AIM =
Which lines in the records below contain the word "with"? Copy each one out.

________________________________________

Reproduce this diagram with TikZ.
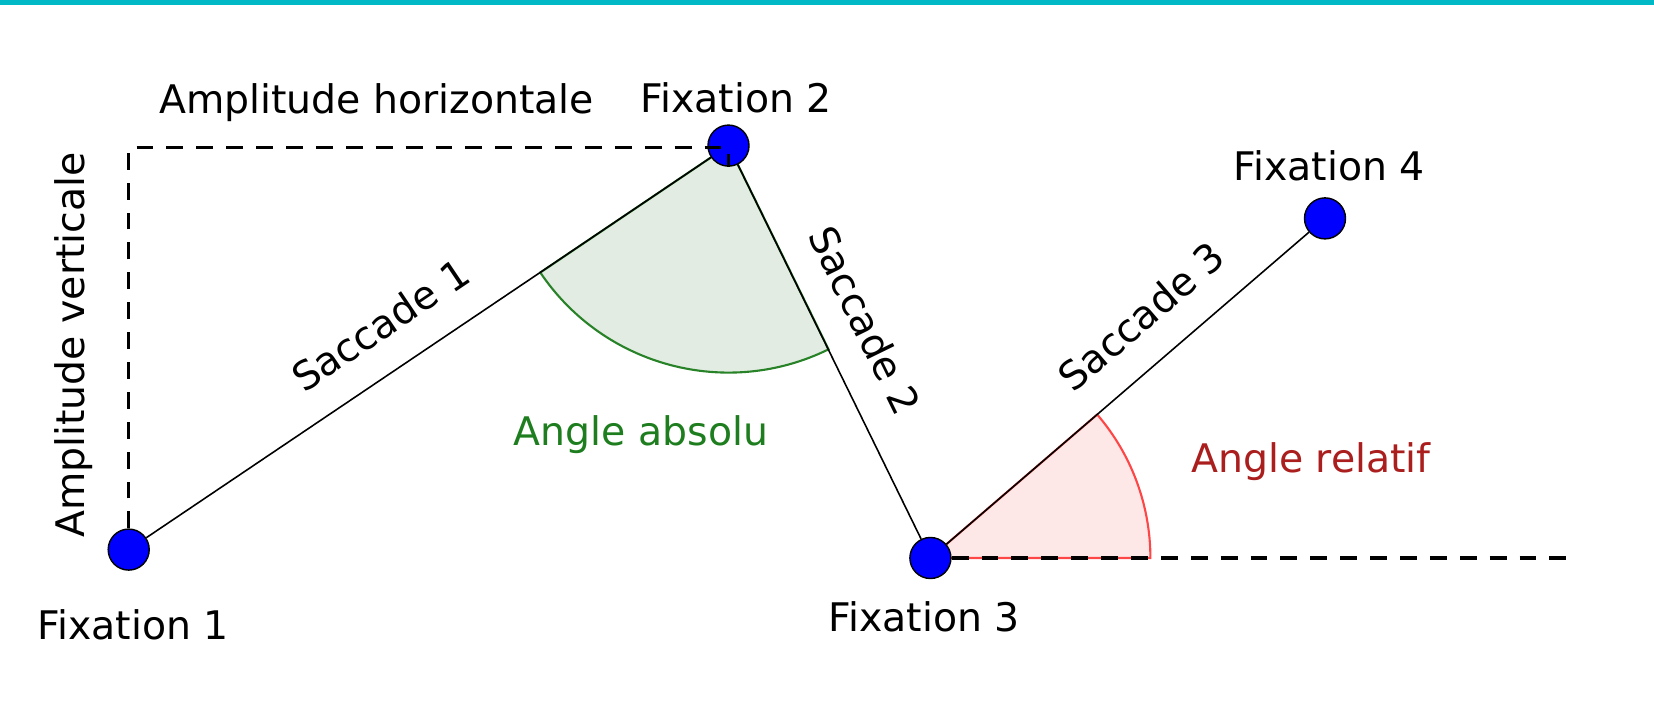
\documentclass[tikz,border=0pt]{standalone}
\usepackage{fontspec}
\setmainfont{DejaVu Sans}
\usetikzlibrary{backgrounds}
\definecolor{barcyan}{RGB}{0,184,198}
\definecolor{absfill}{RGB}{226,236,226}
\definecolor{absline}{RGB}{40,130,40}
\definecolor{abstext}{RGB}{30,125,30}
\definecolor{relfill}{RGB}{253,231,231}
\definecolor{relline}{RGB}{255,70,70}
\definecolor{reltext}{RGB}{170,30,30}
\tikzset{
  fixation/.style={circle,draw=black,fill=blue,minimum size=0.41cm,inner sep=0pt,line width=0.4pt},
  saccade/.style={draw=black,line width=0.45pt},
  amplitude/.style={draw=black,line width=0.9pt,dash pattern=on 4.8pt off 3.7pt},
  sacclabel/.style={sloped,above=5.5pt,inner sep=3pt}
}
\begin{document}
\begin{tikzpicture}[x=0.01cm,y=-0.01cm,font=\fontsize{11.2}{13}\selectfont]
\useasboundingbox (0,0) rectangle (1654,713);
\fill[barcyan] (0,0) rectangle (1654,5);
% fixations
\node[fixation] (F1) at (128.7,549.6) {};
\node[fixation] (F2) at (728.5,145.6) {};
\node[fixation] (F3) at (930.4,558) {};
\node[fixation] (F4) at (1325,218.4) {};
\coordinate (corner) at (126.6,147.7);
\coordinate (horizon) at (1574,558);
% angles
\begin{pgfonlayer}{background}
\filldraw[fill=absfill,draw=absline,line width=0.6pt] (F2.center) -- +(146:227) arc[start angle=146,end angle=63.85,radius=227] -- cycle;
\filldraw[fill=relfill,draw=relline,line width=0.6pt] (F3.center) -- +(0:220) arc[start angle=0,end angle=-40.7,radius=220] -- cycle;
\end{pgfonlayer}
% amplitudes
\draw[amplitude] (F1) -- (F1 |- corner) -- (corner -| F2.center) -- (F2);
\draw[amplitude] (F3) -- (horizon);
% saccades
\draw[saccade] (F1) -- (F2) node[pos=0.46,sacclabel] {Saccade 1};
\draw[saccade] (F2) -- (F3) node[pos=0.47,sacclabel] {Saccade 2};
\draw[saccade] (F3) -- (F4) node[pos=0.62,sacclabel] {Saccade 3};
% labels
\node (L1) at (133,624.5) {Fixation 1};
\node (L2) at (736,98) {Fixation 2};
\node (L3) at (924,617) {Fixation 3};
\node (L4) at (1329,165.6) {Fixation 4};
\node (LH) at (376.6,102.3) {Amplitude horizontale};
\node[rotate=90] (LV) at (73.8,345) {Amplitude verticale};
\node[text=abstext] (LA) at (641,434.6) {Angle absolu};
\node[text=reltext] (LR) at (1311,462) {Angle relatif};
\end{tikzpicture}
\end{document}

________________________________________

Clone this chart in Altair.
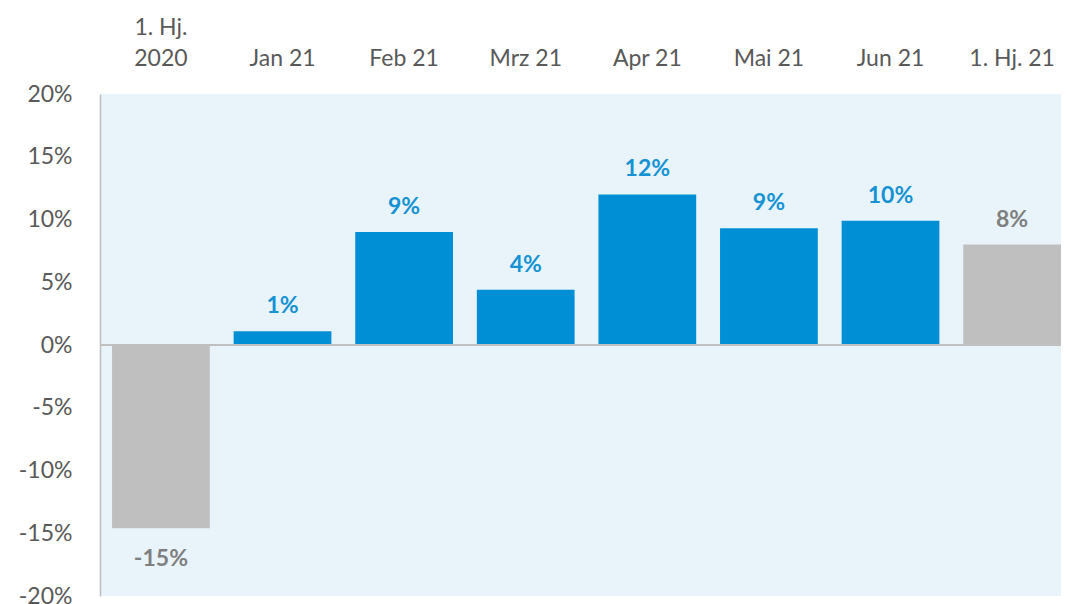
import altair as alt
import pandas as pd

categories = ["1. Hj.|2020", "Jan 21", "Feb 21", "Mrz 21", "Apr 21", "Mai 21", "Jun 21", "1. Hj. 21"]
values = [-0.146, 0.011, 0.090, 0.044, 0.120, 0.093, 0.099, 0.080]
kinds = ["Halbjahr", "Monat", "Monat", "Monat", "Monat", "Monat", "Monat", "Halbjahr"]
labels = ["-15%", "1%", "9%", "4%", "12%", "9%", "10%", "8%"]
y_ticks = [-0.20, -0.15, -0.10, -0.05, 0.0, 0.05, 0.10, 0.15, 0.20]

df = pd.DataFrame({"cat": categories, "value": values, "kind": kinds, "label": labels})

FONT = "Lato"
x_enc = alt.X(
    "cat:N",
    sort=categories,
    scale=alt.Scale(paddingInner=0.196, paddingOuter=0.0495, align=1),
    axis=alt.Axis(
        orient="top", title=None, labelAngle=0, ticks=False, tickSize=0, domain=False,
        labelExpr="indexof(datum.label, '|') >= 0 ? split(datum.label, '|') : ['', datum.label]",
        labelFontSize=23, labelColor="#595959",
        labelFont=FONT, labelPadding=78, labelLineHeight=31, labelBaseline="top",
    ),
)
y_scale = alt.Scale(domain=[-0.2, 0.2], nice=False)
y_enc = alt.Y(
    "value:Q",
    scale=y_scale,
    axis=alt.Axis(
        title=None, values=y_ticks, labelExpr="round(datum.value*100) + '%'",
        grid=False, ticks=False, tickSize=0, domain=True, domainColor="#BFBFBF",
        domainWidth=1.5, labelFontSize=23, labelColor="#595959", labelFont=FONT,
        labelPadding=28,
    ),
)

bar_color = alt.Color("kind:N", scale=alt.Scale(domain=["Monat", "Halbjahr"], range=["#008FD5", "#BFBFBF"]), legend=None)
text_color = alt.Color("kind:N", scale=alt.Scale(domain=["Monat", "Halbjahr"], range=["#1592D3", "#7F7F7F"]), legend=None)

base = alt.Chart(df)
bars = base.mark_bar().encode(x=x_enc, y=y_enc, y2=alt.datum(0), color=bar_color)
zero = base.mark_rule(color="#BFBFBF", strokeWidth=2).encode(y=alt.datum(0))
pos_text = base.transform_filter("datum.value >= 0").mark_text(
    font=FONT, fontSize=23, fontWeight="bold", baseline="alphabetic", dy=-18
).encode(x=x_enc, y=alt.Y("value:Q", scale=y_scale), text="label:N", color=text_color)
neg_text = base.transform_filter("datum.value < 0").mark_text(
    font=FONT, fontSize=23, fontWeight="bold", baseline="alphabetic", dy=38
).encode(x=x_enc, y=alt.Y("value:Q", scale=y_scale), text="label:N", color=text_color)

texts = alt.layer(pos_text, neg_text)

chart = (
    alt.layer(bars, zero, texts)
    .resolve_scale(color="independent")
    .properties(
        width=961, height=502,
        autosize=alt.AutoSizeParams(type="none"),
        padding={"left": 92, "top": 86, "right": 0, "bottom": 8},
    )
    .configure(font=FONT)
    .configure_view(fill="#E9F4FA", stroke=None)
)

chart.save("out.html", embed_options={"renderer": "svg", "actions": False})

________________________________________

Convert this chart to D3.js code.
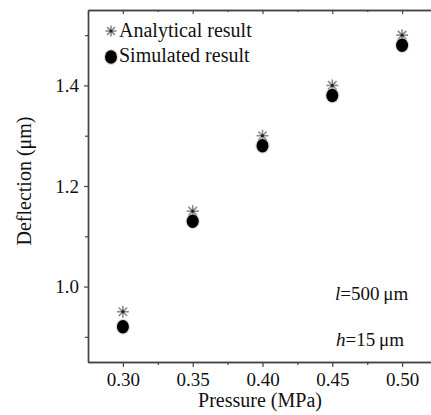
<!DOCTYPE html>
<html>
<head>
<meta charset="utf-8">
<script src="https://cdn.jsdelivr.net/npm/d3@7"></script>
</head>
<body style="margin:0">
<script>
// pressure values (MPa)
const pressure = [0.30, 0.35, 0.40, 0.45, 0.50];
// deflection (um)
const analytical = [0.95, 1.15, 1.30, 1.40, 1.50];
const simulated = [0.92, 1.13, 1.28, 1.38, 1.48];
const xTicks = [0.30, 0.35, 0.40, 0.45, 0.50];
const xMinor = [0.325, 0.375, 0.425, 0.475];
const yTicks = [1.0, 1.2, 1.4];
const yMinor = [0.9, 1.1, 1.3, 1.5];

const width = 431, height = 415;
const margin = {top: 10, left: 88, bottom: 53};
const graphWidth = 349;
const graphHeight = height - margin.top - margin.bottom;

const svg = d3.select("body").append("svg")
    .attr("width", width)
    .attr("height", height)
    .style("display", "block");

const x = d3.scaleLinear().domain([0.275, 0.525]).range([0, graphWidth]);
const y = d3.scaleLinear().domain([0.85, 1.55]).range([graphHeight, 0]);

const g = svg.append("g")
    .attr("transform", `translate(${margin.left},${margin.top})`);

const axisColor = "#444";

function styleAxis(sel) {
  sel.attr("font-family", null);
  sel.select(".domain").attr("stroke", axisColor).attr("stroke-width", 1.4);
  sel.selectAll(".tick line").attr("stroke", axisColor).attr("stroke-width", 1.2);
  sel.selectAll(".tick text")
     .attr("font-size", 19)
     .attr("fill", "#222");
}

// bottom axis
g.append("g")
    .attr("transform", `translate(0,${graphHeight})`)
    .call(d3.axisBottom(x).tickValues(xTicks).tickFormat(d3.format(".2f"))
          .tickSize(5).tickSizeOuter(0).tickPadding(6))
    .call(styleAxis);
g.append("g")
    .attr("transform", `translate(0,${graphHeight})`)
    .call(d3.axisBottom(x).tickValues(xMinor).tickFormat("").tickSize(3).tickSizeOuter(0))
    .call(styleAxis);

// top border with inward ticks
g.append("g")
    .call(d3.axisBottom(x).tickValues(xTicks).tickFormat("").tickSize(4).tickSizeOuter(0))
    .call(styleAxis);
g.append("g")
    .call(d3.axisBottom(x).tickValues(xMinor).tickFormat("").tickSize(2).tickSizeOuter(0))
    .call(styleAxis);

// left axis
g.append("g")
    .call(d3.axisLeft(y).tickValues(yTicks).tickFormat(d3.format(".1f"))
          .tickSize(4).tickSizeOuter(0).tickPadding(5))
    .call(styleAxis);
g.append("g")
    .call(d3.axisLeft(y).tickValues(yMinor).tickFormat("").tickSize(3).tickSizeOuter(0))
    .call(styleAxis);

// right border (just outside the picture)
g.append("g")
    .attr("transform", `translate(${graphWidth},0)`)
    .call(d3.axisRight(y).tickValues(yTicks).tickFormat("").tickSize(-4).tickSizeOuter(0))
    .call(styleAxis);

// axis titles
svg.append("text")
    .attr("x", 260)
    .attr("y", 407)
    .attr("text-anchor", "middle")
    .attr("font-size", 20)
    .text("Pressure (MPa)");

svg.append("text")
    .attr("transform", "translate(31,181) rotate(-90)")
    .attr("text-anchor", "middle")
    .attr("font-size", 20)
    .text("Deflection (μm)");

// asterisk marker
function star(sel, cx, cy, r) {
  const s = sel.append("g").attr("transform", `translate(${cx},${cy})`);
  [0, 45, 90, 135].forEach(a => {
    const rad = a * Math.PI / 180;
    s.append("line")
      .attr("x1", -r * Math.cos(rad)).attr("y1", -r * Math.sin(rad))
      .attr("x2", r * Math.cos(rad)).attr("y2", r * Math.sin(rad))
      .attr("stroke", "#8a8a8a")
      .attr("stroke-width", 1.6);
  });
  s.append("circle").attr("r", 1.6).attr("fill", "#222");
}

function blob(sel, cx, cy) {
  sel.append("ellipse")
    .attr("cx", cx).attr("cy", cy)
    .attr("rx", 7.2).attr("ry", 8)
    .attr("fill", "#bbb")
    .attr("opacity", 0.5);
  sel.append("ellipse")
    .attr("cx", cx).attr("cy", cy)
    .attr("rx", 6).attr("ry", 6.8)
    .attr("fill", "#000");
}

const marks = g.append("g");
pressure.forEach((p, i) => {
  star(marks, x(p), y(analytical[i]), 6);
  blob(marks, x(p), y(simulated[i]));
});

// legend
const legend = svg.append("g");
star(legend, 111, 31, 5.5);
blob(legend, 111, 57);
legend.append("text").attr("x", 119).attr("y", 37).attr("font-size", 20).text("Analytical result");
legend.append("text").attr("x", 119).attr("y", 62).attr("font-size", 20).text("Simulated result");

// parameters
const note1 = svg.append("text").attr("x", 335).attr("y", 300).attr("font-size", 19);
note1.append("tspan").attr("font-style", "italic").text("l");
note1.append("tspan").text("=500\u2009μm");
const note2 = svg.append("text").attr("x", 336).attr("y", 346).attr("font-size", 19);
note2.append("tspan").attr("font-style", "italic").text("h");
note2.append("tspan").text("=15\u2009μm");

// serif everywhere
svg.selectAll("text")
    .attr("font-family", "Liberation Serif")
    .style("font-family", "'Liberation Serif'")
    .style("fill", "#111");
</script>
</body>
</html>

________________________________________

WRITTEN RESPONSE =
Reproduce this diagram with TikZ.
// top border with inward ticks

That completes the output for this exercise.